Material provided –

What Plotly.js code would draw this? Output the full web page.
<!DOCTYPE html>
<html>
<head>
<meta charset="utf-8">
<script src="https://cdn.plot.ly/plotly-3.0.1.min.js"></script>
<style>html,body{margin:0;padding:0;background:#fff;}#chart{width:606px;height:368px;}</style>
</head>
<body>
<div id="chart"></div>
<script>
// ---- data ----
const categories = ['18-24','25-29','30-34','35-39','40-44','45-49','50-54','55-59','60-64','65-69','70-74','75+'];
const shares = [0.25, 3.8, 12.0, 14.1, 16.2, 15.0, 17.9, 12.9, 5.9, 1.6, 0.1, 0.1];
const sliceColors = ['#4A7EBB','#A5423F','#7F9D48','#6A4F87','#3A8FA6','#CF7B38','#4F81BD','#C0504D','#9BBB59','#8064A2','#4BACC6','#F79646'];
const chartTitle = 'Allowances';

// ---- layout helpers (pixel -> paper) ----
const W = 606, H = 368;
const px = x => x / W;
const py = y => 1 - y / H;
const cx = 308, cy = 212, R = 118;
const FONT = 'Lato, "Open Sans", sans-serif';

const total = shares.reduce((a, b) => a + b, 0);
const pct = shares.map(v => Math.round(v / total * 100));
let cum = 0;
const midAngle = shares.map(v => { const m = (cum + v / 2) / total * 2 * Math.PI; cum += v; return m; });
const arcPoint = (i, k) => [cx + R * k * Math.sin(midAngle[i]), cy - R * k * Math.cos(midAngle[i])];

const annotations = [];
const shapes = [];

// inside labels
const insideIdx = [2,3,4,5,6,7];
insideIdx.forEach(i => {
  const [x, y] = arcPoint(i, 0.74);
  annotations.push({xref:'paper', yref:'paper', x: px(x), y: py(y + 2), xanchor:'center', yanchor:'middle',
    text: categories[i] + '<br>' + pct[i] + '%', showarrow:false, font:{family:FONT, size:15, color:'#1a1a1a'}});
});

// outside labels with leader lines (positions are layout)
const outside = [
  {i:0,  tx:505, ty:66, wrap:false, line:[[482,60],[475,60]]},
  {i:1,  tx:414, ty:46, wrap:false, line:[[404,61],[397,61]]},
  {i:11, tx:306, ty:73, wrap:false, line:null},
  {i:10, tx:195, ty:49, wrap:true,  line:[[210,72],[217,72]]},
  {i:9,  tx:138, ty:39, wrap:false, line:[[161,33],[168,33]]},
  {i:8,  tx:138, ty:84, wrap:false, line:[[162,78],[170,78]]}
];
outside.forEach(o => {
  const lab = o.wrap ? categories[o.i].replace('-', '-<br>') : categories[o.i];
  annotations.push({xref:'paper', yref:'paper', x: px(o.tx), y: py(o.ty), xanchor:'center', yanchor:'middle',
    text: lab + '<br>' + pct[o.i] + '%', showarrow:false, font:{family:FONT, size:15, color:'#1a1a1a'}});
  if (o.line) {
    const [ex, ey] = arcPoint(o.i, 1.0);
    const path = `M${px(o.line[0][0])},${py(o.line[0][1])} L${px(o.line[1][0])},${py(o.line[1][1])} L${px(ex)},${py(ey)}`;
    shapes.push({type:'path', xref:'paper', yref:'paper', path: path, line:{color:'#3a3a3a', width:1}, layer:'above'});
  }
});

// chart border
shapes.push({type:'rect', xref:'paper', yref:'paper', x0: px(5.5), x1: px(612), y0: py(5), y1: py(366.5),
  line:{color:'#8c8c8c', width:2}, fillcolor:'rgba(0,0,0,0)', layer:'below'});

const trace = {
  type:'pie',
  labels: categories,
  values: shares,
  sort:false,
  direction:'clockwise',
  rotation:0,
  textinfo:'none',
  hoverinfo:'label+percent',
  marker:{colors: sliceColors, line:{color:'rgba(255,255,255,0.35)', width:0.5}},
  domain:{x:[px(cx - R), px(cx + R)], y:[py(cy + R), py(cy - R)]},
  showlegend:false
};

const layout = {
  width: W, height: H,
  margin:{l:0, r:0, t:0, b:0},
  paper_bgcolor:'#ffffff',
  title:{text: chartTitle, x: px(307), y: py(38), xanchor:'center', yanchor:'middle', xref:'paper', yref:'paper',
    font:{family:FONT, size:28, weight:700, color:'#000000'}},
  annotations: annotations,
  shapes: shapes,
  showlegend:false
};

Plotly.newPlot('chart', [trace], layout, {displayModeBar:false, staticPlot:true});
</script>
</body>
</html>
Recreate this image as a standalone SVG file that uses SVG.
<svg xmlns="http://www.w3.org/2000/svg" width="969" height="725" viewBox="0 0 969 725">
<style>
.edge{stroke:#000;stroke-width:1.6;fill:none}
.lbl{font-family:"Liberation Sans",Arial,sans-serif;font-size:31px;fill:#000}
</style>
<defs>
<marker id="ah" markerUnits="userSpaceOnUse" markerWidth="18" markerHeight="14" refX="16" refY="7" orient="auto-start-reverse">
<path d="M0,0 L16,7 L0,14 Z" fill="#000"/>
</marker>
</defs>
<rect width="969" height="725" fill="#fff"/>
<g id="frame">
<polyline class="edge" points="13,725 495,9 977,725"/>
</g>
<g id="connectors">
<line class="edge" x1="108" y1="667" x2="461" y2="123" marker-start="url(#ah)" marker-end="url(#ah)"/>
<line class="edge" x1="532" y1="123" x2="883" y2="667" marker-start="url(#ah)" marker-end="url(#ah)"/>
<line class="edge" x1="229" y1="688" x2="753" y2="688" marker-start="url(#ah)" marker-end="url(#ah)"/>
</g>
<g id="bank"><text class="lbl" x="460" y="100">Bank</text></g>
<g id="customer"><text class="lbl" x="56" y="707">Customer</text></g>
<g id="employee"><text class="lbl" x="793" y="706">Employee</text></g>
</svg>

The problem – Collect the lines that hold "this".

Complete answer –
What Plotly.js code would draw this? Output the full web page.
Recreate this image as a standalone SVG file that uses SVG.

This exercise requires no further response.